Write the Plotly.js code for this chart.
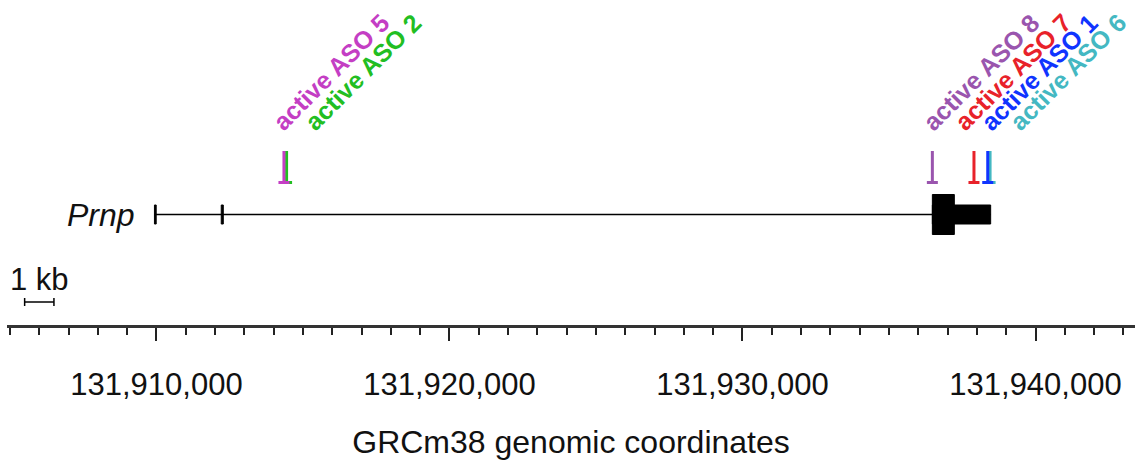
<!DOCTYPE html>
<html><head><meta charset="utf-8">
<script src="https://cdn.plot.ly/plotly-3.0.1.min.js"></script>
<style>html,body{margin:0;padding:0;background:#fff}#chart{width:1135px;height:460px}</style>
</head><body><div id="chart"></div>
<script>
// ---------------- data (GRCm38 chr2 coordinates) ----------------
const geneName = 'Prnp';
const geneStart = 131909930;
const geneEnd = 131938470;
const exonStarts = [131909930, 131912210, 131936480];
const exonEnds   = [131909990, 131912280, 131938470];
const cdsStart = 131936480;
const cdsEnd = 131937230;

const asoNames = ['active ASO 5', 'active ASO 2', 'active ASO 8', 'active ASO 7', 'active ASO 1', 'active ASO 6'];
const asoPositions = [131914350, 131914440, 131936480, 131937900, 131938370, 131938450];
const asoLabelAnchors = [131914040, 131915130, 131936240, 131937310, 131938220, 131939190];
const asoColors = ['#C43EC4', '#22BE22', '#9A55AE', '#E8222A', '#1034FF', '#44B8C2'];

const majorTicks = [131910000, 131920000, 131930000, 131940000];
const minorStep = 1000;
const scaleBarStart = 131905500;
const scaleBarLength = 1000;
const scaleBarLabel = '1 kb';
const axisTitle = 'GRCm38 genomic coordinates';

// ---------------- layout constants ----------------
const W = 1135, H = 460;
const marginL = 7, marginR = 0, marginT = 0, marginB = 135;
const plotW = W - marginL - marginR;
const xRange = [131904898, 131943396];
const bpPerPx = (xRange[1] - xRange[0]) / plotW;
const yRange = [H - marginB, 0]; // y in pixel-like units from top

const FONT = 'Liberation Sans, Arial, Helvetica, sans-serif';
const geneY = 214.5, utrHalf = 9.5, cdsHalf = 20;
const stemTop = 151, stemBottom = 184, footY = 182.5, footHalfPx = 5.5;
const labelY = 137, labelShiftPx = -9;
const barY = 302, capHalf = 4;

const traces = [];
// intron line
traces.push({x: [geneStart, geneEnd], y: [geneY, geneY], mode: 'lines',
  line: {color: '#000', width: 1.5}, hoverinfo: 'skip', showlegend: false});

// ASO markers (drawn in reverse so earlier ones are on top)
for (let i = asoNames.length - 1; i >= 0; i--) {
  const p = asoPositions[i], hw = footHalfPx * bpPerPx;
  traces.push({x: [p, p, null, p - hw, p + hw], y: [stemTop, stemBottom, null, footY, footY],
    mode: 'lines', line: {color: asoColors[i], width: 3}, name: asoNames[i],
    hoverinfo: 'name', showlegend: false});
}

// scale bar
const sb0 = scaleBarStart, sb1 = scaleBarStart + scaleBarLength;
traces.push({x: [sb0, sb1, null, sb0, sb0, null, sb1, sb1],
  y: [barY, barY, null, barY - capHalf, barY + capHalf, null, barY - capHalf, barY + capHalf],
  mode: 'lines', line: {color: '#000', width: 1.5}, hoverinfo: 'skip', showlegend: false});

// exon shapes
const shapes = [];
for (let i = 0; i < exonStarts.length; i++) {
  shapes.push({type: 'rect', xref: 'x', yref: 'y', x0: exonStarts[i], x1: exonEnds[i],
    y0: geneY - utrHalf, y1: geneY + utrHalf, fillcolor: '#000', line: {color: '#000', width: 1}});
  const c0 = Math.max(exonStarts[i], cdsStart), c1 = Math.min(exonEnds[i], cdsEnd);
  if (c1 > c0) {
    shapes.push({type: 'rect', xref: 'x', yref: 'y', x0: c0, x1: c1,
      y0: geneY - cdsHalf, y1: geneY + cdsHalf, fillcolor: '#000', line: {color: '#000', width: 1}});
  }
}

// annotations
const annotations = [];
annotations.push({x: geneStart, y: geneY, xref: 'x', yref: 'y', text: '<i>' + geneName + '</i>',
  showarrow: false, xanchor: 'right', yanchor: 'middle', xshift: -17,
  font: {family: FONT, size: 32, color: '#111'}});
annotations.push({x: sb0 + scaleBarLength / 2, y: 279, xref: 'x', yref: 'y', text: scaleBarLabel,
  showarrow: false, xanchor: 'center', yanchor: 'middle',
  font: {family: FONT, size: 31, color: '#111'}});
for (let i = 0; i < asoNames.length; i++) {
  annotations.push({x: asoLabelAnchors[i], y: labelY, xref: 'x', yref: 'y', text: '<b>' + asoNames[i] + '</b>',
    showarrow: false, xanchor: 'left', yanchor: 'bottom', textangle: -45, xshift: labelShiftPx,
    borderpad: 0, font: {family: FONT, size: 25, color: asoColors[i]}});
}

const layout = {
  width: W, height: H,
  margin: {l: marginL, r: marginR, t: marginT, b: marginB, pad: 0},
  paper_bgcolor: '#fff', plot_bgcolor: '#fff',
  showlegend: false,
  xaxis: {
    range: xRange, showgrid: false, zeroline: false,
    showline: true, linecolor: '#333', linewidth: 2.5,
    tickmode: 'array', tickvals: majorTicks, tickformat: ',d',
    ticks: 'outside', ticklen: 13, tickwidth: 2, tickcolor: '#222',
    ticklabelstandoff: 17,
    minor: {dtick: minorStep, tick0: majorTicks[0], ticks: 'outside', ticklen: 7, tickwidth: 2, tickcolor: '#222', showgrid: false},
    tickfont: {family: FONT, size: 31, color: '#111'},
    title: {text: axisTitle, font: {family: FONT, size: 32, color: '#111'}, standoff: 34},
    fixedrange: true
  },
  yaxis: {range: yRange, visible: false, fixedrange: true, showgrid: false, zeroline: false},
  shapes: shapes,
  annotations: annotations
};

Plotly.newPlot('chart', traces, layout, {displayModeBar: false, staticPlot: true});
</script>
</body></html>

▬▬▬

== WHAT YOU HAVE TO DO ==
Leave out the pictures and reproduce the rest of the listing exactly.

== EXPECTED ANSWER ==
Write the Plotly.js code for this chart.
<!DOCTYPE html>
<html><head><meta charset="utf-8">
<script src="https://cdn.plot.ly/plotly-3.0.1.min.js"></script>
<style>html,body{margin:0;padding:0;background:#fff}#chart{width:1135px;height:460px}</style>
</head><body><div id="chart"></div>
<script>
// ---------------- data (GRCm38 chr2 coordinates) ----------------
const geneName = 'Prnp';
const geneStart = 131909930;
const geneEnd = 131938470;
const exonStarts = [131909930, 131912210, 131936480];
const exonEnds   = [131909990, 131912280, 131938470];
const cdsStart = 131936480;
const cdsEnd = 131937230;

const asoNames = ['active ASO 5', 'active ASO 2', 'active ASO 8', 'active ASO 7', 'active ASO 1', 'active ASO 6'];
const asoPositions = [131914350, 131914440, 131936480, 131937900, 131938370, 131938450];
const asoLabelAnchors = [131914040, 131915130, 131936240, 131937310, 131938220, 131939190];
const asoColors = ['#C43EC4', '#22BE22', '#9A55AE', '#E8222A', '#1034FF', '#44B8C2'];

const majorTicks = [131910000, 131920000, 131930000, 131940000];
const minorStep = 1000;
const scaleBarStart = 131905500;
const scaleBarLength = 1000;
const scaleBarLabel = '1 kb';
const axisTitle = 'GRCm38 genomic coordinates';

// ---------------- layout constants ----------------
const W = 1135, H = 460;
const marginL = 7, marginR = 0, marginT = 0, marginB = 135;
const plotW = W - marginL - marginR;
const xRange = [131904898, 131943396];
const bpPerPx = (xRange[1] - xRange[0]) / plotW;
const yRange = [H - marginB, 0]; // y in pixel-like units from top

const FONT = 'Liberation Sans, Arial, Helvetica, sans-serif';
const geneY = 214.5, utrHalf = 9.5, cdsHalf = 20;
const stemTop = 151, stemBottom = 184, footY = 182.5, footHalfPx = 5.5;
const labelY = 137, labelShiftPx = -9;
const barY = 302, capHalf = 4;

const traces = [];
// intron line
traces.push({x: [geneStart, geneEnd], y: [geneY, geneY], mode: 'lines',
  line: {color: '#000', width: 1.5}, hoverinfo: 'skip', showlegend: false});

// ASO markers (drawn in reverse so earlier ones are on top)
for (let i = asoNames.length - 1; i >= 0; i--) {
  const p = asoPositions[i], hw = footHalfPx * bpPerPx;
  traces.push({x: [p, p, null, p - hw, p + hw], y: [stemTop, stemBottom, null, footY, footY],
    mode: 'lines', line: {color: asoColors[i], width: 3}, name: asoNames[i],
    hoverinfo: 'name', showlegend: false});
}

// scale bar
const sb0 = scaleBarStart, sb1 = scaleBarStart + scaleBarLength;
traces.push({x: [sb0, sb1, null, sb0, sb0, null, sb1, sb1],
  y: [barY, barY, null, barY - capHalf, barY + capHalf, null, barY - capHalf, barY + capHalf],
  mode: 'lines', line: {color: '#000', width: 1.5}, hoverinfo: 'skip', showlegend: false});

// exon shapes
const shapes = [];
for (let i = 0; i < exonStarts.length; i++) {
  shapes.push({type: 'rect', xref: 'x', yref: 'y', x0: exonStarts[i], x1: exonEnds[i],
    y0: geneY - utrHalf, y1: geneY + utrHalf, fillcolor: '#000', line: {color: '#000', width: 1}});
  const c0 = Math.max(exonStarts[i], cdsStart), c1 = Math.min(exonEnds[i], cdsEnd);
  if (c1 > c0) {
    shapes.push({type: 'rect', xref: 'x', yref: 'y', x0: c0, x1: c1,
      y0: geneY - cdsHalf, y1: geneY + cdsHalf, fillcolor: '#000', line: {color: '#000', width: 1}});
  }
}

// annotations
const annotations = [];
annotations.push({x: geneStart, y: geneY, xref: 'x', yref: 'y', text: '<i>' + geneName + '</i>',
  showarrow: false, xanchor: 'right', yanchor: 'middle', xshift: -17,
  font: {family: FONT, size: 32, color: '#111'}});
annotations.push({x: sb0 + scaleBarLength / 2, y: 279, xref: 'x', yref: 'y', text: scaleBarLabel,
  showarrow: false, xanchor: 'center', yanchor: 'middle',
  font: {family: FONT, size: 31, color: '#111'}});
for (let i = 0; i < asoNames.length; i++) {
  annotations.push({x: asoLabelAnchors[i], y: labelY, xref: 'x', yref: 'y', text: '<b>' + asoNames[i] + '</b>',
    showarrow: false, xanchor: 'left', yanchor: 'bottom', textangle: -45, xshift: labelShiftPx,
    borderpad: 0, font: {family: FONT, size: 25, color: asoColors[i]}});
}

const layout = {
  width: W, height: H,
  margin: {l: marginL, r: marginR, t: marginT, b: marginB, pad: 0},
  paper_bgcolor: '#fff', plot_bgcolor: '#fff',
  showlegend: false,
  xaxis: {
    range: xRange, showgrid: false, zeroline: false,
    showline: true, linecolor: '#333', linewidth: 2.5,
    tickmode: 'array', tickvals: majorTicks, tickformat: ',d',
    ticks: 'outside', ticklen: 13, tickwidth: 2, tickcolor: '#222',
    ticklabelstandoff: 17,
    minor: {dtick: minorStep, tick0: majorTicks[0], ticks: 'outside', ticklen: 7, tickwidth: 2, tickcolor: '#222', showgrid: false},
    tickfont: {family: FONT, size: 31, color: '#111'},
    title: {text: axisTitle, font: {family: FONT, size: 32, color: '#111'}, standoff: 34},
    fixedrange: true
  },
  yaxis: {range: yRange, visible: false, fixedrange: true, showgrid: false, zeroline: false},
  shapes: shapes,
  annotations: annotations
};

Plotly.newPlot('chart', traces, layout, {displayModeBar: false, staticPlot: true});
</script>
</body></html>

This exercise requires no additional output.